Task statement:
From the entries that follow, list every line in which the string "this" appears.
── Exercise material ──
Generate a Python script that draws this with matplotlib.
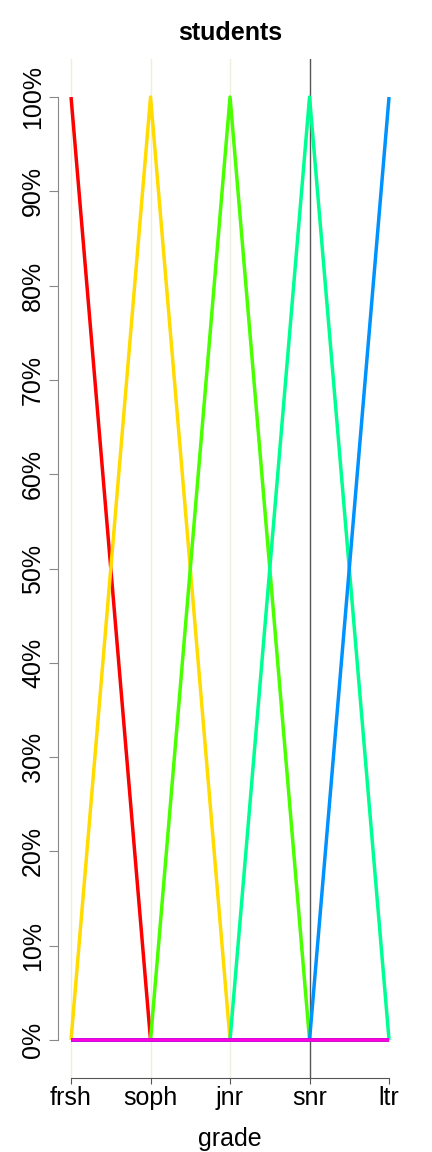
import matplotlib
matplotlib.use("Agg")
import matplotlib.pyplot as plt
from matplotlib.ticker import PercentFormatter

plt.rcParams['font.family'] = ['Liberation Sans', 'DejaVu Sans']

# dados
grades = ["frsh", "soph", "jnr", "snr", "ltr"]
frsh = [1.0, 0.0, 0.0, 0.0, 0.0]
soph = [0.0, 1.0, 0.0, 0.0, 0.0]
jnr = [0.0, 0.0, 1.0, 0.0, 0.0]
snr = [0.0, 0.0, 0.0, 1.0, 0.0]
ltr = [0.0, 0.0, 0.0, 0.0, 1.0]
other1 = [0.0, 0.0, 0.0, 0.0, 0.0]
other2 = [0.0, 0.0, 0.0, 0.0, 0.0]
series = [frsh, soph, jnr, snr, ltr, other1, other2]
cores = ["#FF0000", "#FFDB00", "#49FF00", "#00FF92", "#0092FF", "#4900FF", "#FF00DB"]

x = list(range(1, len(grades) + 1))

fig = plt.figure(figsize=(4.32, 11.52), dpi=100)
ax = fig.add_axes([0.135, 0.0645, 0.795, 0.884])

# linhas verticais
for xi in x[:3]:
    ax.axvline(xi, color="#EEEEDD", linewidth=1.0, zorder=0)
ax.axvline(x[3], color="#555555", linewidth=1.0, zorder=0)

for s, c in zip(series, cores):
    ax.plot(x, s, color=c, linewidth=2.5, solid_capstyle="butt", snap=False)

ax.set_xlim(0.84, 5.16)
ax.set_ylim(-0.04, 1.04)
ax.set_xticks(x)
ax.set_xticklabels(grades)
ax.set_yticks([i / 10 for i in range(11)])
ax.yaxis.set_major_formatter(PercentFormatter(1.0, decimals=0))

for sp in ["top", "right"]:
    ax.spines[sp].set_visible(False)
ax.spines["left"].set_bounds(0, 1)
ax.spines["bottom"].set_bounds(1, 5)
ax.spines["left"].set_color("#888888")
ax.spines["bottom"].set_color("#555555")

ax.tick_params(axis="y", labelrotation=90, labelsize=18, length=6.5, pad=3, color="#888888")
ax.tick_params(axis="x", labelsize=18, length=4, pad=2, color="#555555")
for lab in ax.get_yticklabels():
    lab.set_va("center")

ax.set_title("students", fontsize=18, fontweight="bold", pad=14)
ax.set_xlabel("grade", fontsize=18, labelpad=12)

plt.savefig("out.png", dpi=100)
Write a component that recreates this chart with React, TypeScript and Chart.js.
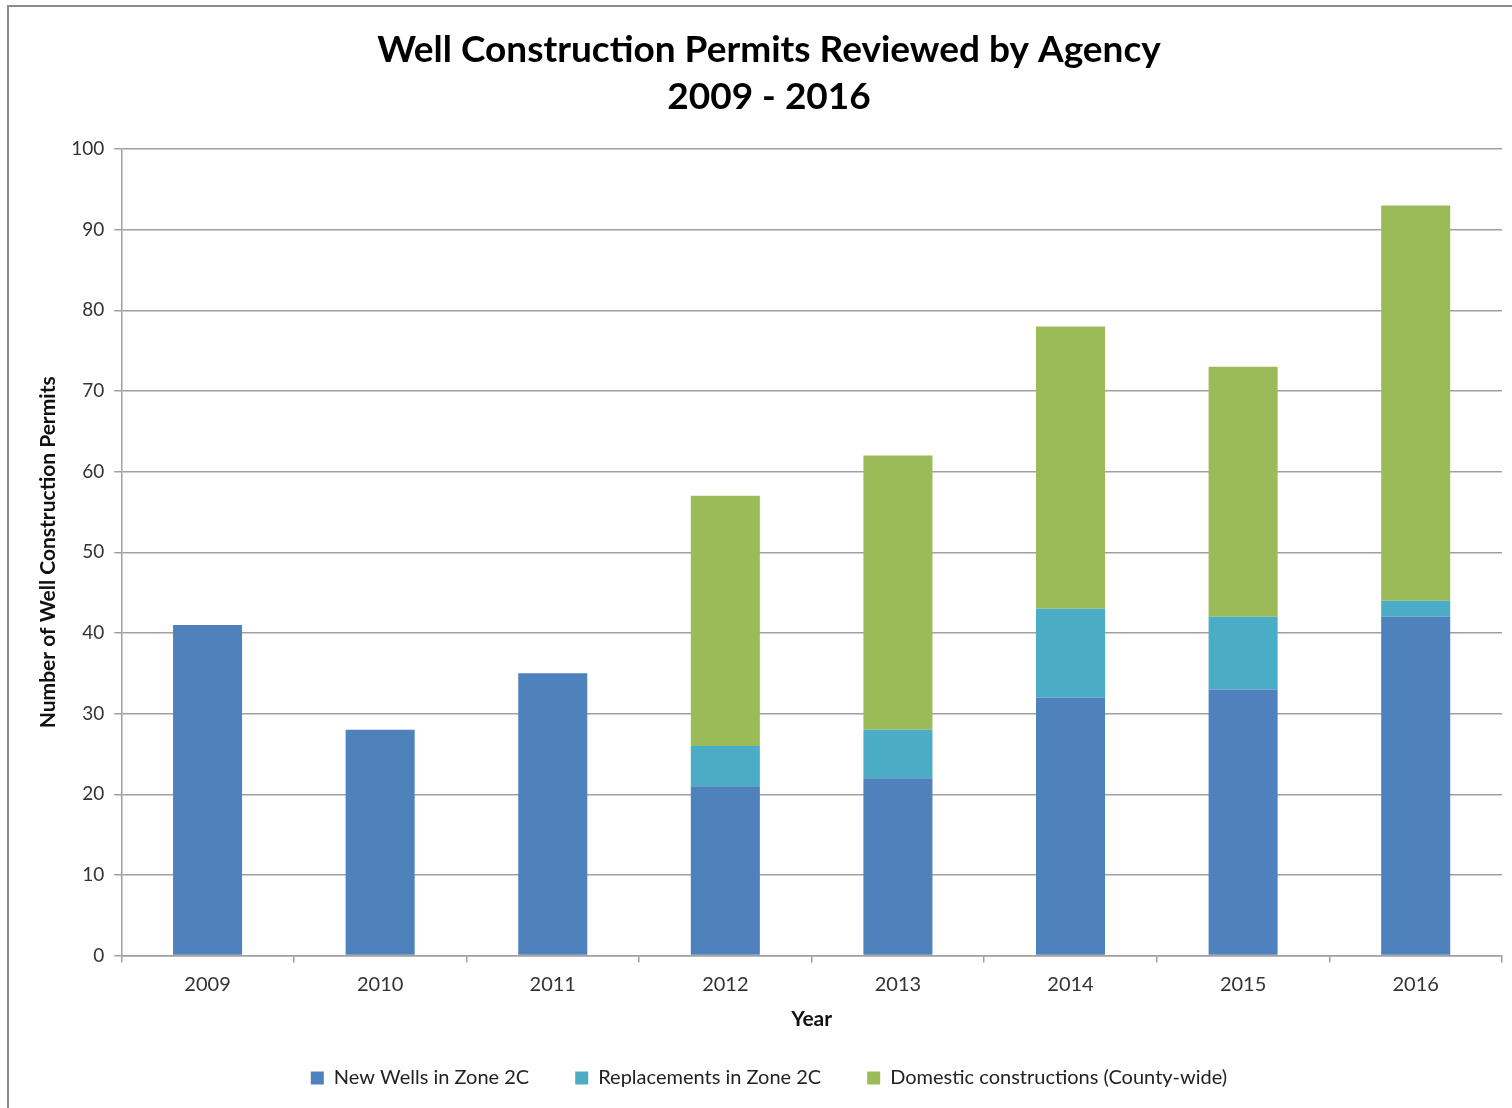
import React, { useEffect, useRef } from "react";
import { Chart, registerables } from "chart.js";

Chart.register(...registerables);

const years = ["2009", "2010", "2011", "2012", "2013", "2014", "2015", "2016"];
const newWells = [41, 28, 35, 21, 22, 32, 33, 42];
const replacements = [0, 0, 0, 5, 6, 11, 9, 2];
const domestic = [0, 0, 0, 31, 34, 35, 31, 49];
const titleLines = ["Well Construction Permits Reviewed by Agency", "2009 - 2016"];
const yTitle = "Number of Well Construction Permits";
const xTitle = "Year";

const FONT = "Lato, 'Open Sans', sans-serif";

export default function App() {
  const ref = useRef<HTMLCanvasElement | null>(null);

  useEffect(() => {
    if (!ref.current) return;
    const chart = new Chart(ref.current, {
      type: "bar",
      data: {
        labels: years,
        datasets: [
          { label: "New Wells in Zone 2C", data: newWells, backgroundColor: "#4F81BD" },
          { label: "Replacements in Zone 2C", data: replacements, backgroundColor: "#4BACC6" },
          { label: "Domestic constructions (County-wide)", data: domestic, backgroundColor: "#9BBB59" },
        ],
      },
      options: {
        animation: false,
        responsive: false,
        maintainAspectRatio: false,
        datasets: { bar: { categoryPercentage: 1, barPercentage: 0.4 } },
        layout: { padding: { left: 36, right: 10, top: 0, bottom: 10 } },
        plugins: {
          tooltip: { enabled: false },
          title: {
            display: true,
            text: titleLines,
            color: "#000",
            font: { family: FONT, size: 37, weight: "bold", lineHeight: 1.27 },
            padding: { top: 26.5, bottom: 28.5 },
          },
          legend: {
            position: "bottom",
            labels: {
              color: "#222",
              font: { family: FONT, size: 20 },
              boxWidth: 13,
              boxHeight: 13,
              padding: 46,
            },
          },
        },
        scales: {
          x: {
            stacked: true,
            offset: true,
            afterFit: (scale: any) => {
              scale.height = 66.4;
            },
            grid: {
              offset: true,
              drawOnChartArea: false,
              drawTicks: true,
              tickLength: 7,
              color: "#a0a0a0",
              lineWidth: 1.5,
            },
            border: { display: true, color: "#a0a0a0", width: 1.5 },
            ticks: { color: "#333", font: { family: FONT, size: 20 }, padding: 10 },
            title: {
              display: true,
              text: xTitle,
              color: "#111",
              font: { family: FONT, size: 21, weight: "bold" },
              padding: { top: 0, bottom: -10.2 },
            },
          },
          y: {
            stacked: true,
            min: 0,
            max: 100,
            ticks: { stepSize: 10, color: "#333", font: { family: FONT, size: 19 }, padding: 10 },
            grid: { color: "#a0a0a0", lineWidth: 1.5, tickLength: 7 },
            border: { display: true, color: "#a0a0a0", width: 1.5 },
            title: {
              display: true,
              text: yTitle,
              color: "#111",
              font: { family: FONT, size: 21, weight: "bold" },
              padding: { top: 0, bottom: 0 },
            },
          },
        },
      },
    });
    return () => chart.destroy();
  }, []);

  return (
    <div style={{ position: "absolute", left: 0, top: 0, width: 1512, height: 1108, overflow: "hidden", background: "#fff" }}>
      <div
        style={{
          position: "absolute",
          left: 7,
          top: 5,
          width: 1600,
          height: 1200,
          border: "2px solid #8c8c8c",
        }}
      />
      <canvas ref={ref} width={1512} height={1108} style={{ position: "absolute", left: 0, top: 0 }} />
    </div>
  );
}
───
Problem solution:
Generate a Python script that draws this with matplotlib.
Write a component that recreates this chart with React, TypeScript and Chart.js.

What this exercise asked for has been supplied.